#### Data excerpt
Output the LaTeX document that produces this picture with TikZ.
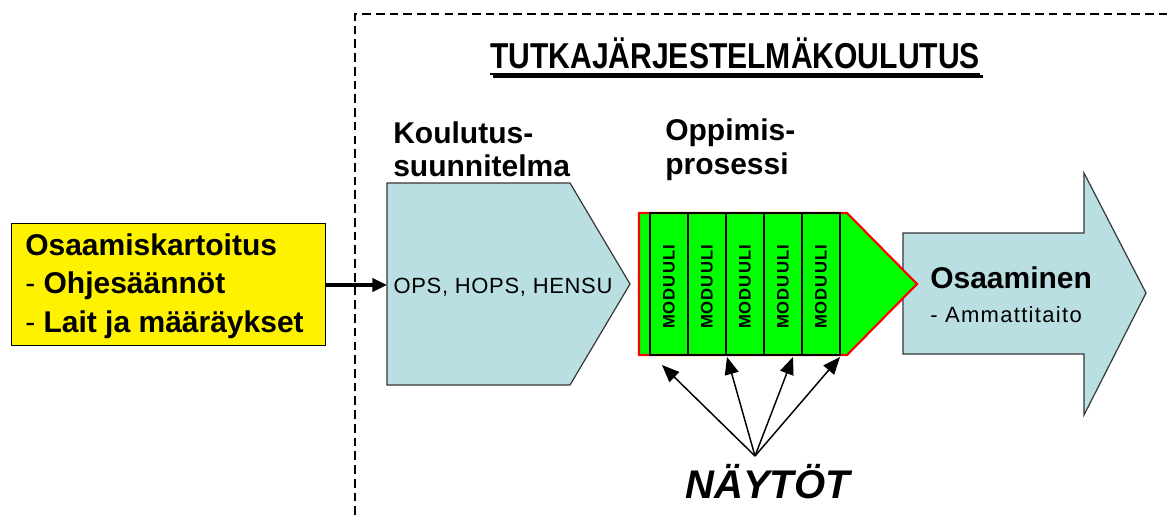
\documentclass[tikz,border=0pt]{standalone}
\usepackage{fontspec}
\setmainfont{Liberation Sans}
\usetikzlibrary{arrows.meta,calc}
\definecolor{paleblue}{RGB}{185,223,227}
\definecolor{modgreen}{RGB}{0,255,0}
\definecolor{edgegray}{RGB}{55,55,55}
\definecolor{shade}{RGB}{150,150,150}
\tikzset{
  lbl/.style={inner sep=0pt, anchor=base west, font=\bfseries\fontsize{22.5}{26}\selectfont},
  plain/.style={inner sep=0pt, anchor=base west, font=\fontsize{16.5}{20}\selectfont},
  modlabel/.style={inner sep=0pt, rotate=90,
    font=\bfseries\fontsize{12.5}{14}\selectfont\addfontfeatures{LetterSpace=6}},
  shapeedge/.style={draw=edgegray, line width=0.9pt, line join=miter},
  thinarrow/.style={line width=1.1pt, -{Triangle[length=13pt,width=10.5pt]}},
  thickarrow/.style={line width=2.4pt, -{Triangle[length=11pt,width=10pt]}},
  titlefont/.style={inner sep=0pt, anchor=base, font=\bfseries\fontsize{27}{30}\selectfont}
}
\begin{document}
\begin{tikzpicture}[x=0.75pt,y=-0.75pt]
\useasboundingbox (0,0) rectangle (1170,515);
\fill[white] (0,0) rectangle (1170,515);

% dashed frame around the training block (open to the right and below)
\draw[line width=0.9pt, dash pattern=on 6.5pt off 3.8pt] (355,515) -- (355,14) -- (1170,14);

% title with shadowed underline
\draw[shade, line width=2pt] (492.5,76.5) -- (982.5,76.5);
\node[titlefont] (title) at (735,68) {\scalebox{0.836}[1]{TUTKAJÄRJESTELMÄKOULUTUS}};
\draw[line width=2pt] (490,74) -- (980,74);

% input box
\node[draw=black, line width=1.1pt, fill=yellow, minimum width=314*0.75pt, minimum height=122*0.75pt,
      inner sep=0pt, anchor=north west] (input) at (11,223) {};
\node[lbl] (in1) at (25,255) {Osaamiskartoitus};
\node[lbl] (in2) at (25,293) {\mdseries-\ \bfseries Ohjesäännöt};
\node[lbl] (in3) at (25,332) {\mdseries-\ \bfseries Lait ja määräykset};

% training plan pentagon
\draw[shapeedge, fill=paleblue] (387,183) -- (570,183) -- (630,284) -- (570,385) -- (387,385) -- cycle;
\coordinate (planin) at (387,285);
\node[lbl] (plan1) at (393,143) {Koulutus-};
\node[lbl] (plan2) at (393,176) {suunnitelma};
\node[inner sep=0pt, anchor=base, font=\fontsize{16.5}{20}\selectfont\addfontfeatures{LetterSpace=3}] (plantext) at (503,293) {OPS, HOPS, HENSU};

\draw[thickarrow] (input.east |- planin) -- (planin);

% outcome arrow
\draw[shapeedge, fill=paleblue] (903,233) -- (1084,233) -- (1084,173) -- (1146,293) -- (1084,415) -- (1084,354) -- (903,354) -- cycle;
\node[lbl] (out1) at (930,288) {Osaaminen};
\node[plain, font=\fontsize{16.5}{20}\selectfont\addfontfeatures{LetterSpace=6}] (out2) at (930,322) {- Ammattitaito};

% learning process: green arrow with modules, its tip over the outcome arrow
\draw[draw=red, line width=1.6pt, fill=modgreen, line join=miter] (639,213) -- (847,213) -- (917,284) -- (847,355) -- (639,355) -- cycle;
\foreach \i in {0,...,4} {
  \draw[line width=0.9pt] (650+38*\i,213) rectangle (688+38*\i,355);
  \node[modlabel] (mod\i) at (669+38*\i,287) {MODUULI};
}
\node[lbl] (proc1) at (665,140) {Oppimis-};
\node[lbl] (proc2) at (665,174) {prosessi};

% demonstrations
\node[inner sep=0pt, anchor=base west, font=\bfseries\itshape\fontsize{30}{34}\selectfont] (demo) at (685,498) {NÄYTÖT};
\coordinate (hub) at (755,456);
\coordinate (t1) at (662,365);
\coordinate (t2) at (727,357);
\coordinate (t3) at (793,357);
\coordinate (t4) at (840,357);
\foreach \t in {t1,t2,t3,t4} \draw[thinarrow] (hub) -- (\t);
\end{tikzpicture}
\end{document}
########
Written request:
Each line of the data is to be duplicated exactly; pictures stay out of the copy.

Exercise response:
Output the LaTeX document that produces this picture with TikZ.
\documentclass[tikz,border=0pt]{standalone}
\usepackage{fontspec}
\setmainfont{Liberation Sans}
\usetikzlibrary{arrows.meta,calc}
\definecolor{paleblue}{RGB}{185,223,227}
\definecolor{modgreen}{RGB}{0,255,0}
\definecolor{edgegray}{RGB}{55,55,55}
\definecolor{shade}{RGB}{150,150,150}
\tikzset{
  lbl/.style={inner sep=0pt, anchor=base west, font=\bfseries\fontsize{22.5}{26}\selectfont},
  plain/.style={inner sep=0pt, anchor=base west, font=\fontsize{16.5}{20}\selectfont},
  modlabel/.style={inner sep=0pt, rotate=90,
    font=\bfseries\fontsize{12.5}{14}\selectfont\addfontfeatures{LetterSpace=6}},
  shapeedge/.style={draw=edgegray, line width=0.9pt, line join=miter},
  thinarrow/.style={line width=1.1pt, -{Triangle[length=13pt,width=10.5pt]}},
  thickarrow/.style={line width=2.4pt, -{Triangle[length=11pt,width=10pt]}},
  titlefont/.style={inner sep=0pt, anchor=base, font=\bfseries\fontsize{27}{30}\selectfont}
}
\begin{document}
\begin{tikzpicture}[x=0.75pt,y=-0.75pt]
\useasboundingbox (0,0) rectangle (1170,515);
\fill[white] (0,0) rectangle (1170,515);

% dashed frame around the training block (open to the right and below)
\draw[line width=0.9pt, dash pattern=on 6.5pt off 3.8pt] (355,515) -- (355,14) -- (1170,14);

% title with shadowed underline
\draw[shade, line width=2pt] (492.5,76.5) -- (982.5,76.5);
\node[titlefont] (title) at (735,68) {\scalebox{0.836}[1]{TUTKAJÄRJESTELMÄKOULUTUS}};
\draw[line width=2pt] (490,74) -- (980,74);

% input box
\node[draw=black, line width=1.1pt, fill=yellow, minimum width=314*0.75pt, minimum height=122*0.75pt,
      inner sep=0pt, anchor=north west] (input) at (11,223) {};
\node[lbl] (in1) at (25,255) {Osaamiskartoitus};
\node[lbl] (in2) at (25,293) {\mdseries-\ \bfseries Ohjesäännöt};
\node[lbl] (in3) at (25,332) {\mdseries-\ \bfseries Lait ja määräykset};

% training plan pentagon
\draw[shapeedge, fill=paleblue] (387,183) -- (570,183) -- (630,284) -- (570,385) -- (387,385) -- cycle;
\coordinate (planin) at (387,285);
\node[lbl] (plan1) at (393,143) {Koulutus-};
\node[lbl] (plan2) at (393,176) {suunnitelma};
\node[inner sep=0pt, anchor=base, font=\fontsize{16.5}{20}\selectfont\addfontfeatures{LetterSpace=3}] (plantext) at (503,293) {OPS, HOPS, HENSU};

\draw[thickarrow] (input.east |- planin) -- (planin);

% outcome arrow
\draw[shapeedge, fill=paleblue] (903,233) -- (1084,233) -- (1084,173) -- (1146,293) -- (1084,415) -- (1084,354) -- (903,354) -- cycle;
\node[lbl] (out1) at (930,288) {Osaaminen};
\node[plain, font=\fontsize{16.5}{20}\selectfont\addfontfeatures{LetterSpace=6}] (out2) at (930,322) {- Ammattitaito};

% learning process: green arrow with modules, its tip over the outcome arrow
\draw[draw=red, line width=1.6pt, fill=modgreen, line join=miter] (639,213) -- (847,213) -- (917,284) -- (847,355) -- (639,355) -- cycle;
\foreach \i in {0,...,4} {
  \draw[line width=0.9pt] (650+38*\i,213) rectangle (688+38*\i,355);
  \node[modlabel] (mod\i) at (669+38*\i,287) {MODUULI};
}
\node[lbl] (proc1) at (665,140) {Oppimis-};
\node[lbl] (proc2) at (665,174) {prosessi};

% demonstrations
\node[inner sep=0pt, anchor=base west, font=\bfseries\itshape\fontsize{30}{34}\selectfont] (demo) at (685,498) {NÄYTÖT};
\coordinate (hub) at (755,456);
\coordinate (t1) at (662,365);
\coordinate (t2) at (727,357);
\coordinate (t3) at (793,357);
\coordinate (t4) at (840,357);
\foreach \t in {t1,t2,t3,t4} \draw[thinarrow] (hub) -- (\t);
\end{tikzpicture}
\end{document}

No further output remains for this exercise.